Scan the entries below for the word "with". Copy each line that has it.

===== Given data =====

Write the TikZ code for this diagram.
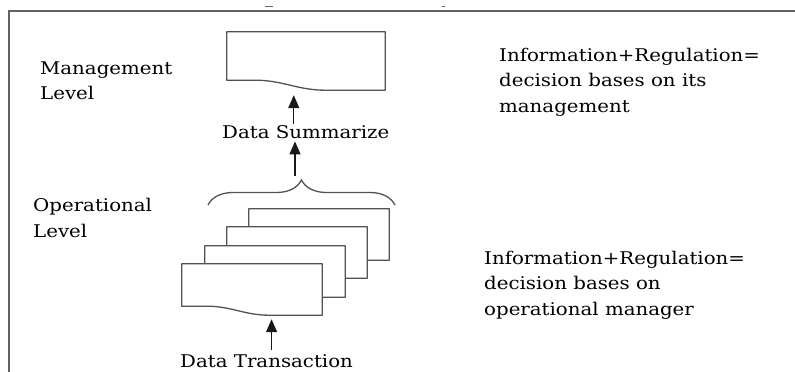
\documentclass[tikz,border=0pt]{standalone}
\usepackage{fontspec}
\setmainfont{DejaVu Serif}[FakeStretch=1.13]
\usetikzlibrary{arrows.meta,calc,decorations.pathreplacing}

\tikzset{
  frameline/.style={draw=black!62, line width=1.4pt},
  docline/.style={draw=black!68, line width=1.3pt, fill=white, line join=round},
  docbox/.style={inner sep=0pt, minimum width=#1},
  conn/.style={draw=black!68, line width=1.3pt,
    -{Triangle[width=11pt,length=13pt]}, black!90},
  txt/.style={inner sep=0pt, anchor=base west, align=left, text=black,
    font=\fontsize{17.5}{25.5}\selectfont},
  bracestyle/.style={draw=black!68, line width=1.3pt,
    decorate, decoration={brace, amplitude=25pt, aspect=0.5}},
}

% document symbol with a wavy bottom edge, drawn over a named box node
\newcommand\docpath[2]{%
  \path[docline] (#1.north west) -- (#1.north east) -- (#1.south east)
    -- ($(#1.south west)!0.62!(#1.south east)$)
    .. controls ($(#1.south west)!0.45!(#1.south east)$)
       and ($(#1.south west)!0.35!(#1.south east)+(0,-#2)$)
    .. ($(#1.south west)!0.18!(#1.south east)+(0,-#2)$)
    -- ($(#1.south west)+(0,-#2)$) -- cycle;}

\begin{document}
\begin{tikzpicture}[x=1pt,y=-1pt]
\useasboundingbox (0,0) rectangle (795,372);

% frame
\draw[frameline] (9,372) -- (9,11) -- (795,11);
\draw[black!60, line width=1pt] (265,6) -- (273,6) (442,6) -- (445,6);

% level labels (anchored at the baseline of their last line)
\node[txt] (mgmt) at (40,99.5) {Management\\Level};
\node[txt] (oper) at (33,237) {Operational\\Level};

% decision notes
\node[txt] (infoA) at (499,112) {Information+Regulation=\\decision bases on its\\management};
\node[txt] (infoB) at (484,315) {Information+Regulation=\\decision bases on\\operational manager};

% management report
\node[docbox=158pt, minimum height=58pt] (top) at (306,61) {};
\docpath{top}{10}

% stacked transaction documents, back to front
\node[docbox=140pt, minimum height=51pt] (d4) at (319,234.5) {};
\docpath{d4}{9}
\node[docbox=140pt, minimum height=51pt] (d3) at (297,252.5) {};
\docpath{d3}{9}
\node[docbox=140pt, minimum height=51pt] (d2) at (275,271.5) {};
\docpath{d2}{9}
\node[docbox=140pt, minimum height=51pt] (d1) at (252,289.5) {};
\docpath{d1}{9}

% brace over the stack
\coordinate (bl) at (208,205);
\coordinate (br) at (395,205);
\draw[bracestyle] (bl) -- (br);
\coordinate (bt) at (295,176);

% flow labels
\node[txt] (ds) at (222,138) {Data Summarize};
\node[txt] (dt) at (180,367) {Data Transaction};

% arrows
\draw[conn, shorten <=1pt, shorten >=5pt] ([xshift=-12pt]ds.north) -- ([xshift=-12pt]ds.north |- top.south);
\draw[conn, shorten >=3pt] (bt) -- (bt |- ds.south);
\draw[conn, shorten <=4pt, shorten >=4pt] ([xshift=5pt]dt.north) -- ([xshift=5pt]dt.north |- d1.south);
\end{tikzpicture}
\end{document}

=====
===== Given data =====

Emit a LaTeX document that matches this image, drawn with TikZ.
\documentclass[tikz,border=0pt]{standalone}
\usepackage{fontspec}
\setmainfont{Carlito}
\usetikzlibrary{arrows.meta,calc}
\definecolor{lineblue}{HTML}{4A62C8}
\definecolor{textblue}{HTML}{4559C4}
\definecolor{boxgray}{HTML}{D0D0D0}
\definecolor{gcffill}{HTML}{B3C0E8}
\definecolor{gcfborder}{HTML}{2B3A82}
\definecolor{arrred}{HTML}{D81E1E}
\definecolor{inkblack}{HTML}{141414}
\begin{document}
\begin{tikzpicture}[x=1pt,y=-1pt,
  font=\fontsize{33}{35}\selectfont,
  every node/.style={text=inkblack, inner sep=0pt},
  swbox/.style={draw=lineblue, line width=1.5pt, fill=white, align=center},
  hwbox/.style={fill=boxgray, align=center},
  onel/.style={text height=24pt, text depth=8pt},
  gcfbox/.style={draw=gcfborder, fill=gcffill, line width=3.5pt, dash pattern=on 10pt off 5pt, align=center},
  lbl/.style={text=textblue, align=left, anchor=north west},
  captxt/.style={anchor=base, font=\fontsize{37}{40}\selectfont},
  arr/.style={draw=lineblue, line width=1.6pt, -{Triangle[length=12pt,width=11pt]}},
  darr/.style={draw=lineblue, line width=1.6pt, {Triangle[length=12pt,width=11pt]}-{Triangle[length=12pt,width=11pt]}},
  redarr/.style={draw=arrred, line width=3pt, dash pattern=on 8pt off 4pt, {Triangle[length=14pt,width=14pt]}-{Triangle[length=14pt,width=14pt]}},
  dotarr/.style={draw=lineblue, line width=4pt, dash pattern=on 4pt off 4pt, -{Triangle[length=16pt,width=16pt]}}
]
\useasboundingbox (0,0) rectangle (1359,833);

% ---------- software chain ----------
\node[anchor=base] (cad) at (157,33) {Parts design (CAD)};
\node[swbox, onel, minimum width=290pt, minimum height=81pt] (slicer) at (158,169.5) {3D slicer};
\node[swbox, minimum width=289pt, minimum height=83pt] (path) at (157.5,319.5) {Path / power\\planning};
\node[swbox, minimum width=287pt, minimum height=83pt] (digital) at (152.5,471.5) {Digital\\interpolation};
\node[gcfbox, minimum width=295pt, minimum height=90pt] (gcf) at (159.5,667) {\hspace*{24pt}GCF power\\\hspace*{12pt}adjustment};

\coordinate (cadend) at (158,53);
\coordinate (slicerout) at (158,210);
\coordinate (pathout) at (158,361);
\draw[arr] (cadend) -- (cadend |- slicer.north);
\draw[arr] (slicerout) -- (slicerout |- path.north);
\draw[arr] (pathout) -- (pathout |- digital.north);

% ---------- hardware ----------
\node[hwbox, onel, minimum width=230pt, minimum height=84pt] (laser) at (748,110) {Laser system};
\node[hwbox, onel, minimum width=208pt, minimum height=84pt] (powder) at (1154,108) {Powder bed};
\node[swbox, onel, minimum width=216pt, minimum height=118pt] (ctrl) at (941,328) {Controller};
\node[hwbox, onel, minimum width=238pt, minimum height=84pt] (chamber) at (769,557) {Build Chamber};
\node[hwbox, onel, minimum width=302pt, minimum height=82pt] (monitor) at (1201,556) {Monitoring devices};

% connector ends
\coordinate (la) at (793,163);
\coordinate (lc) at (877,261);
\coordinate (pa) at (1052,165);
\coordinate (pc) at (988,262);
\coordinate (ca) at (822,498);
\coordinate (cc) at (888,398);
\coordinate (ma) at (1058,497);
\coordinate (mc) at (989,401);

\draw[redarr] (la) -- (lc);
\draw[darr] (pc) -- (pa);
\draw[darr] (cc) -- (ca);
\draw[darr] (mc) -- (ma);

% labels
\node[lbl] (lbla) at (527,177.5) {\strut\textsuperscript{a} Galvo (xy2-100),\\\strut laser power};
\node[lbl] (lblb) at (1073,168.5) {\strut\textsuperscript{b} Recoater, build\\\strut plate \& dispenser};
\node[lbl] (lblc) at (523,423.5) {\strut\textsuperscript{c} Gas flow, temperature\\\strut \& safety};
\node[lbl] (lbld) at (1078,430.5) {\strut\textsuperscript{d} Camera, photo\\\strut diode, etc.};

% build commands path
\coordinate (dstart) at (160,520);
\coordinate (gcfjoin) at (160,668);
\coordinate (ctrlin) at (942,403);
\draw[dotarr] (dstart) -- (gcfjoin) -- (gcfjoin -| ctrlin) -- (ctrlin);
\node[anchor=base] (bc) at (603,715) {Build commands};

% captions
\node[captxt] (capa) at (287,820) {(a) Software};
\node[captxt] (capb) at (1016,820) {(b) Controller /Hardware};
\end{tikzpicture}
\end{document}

=====

_Answer below_
% document symbol with a wavy bottom edge, drawn over a named box node
Emit a LaTeX document that matches this image, drawn with TikZ.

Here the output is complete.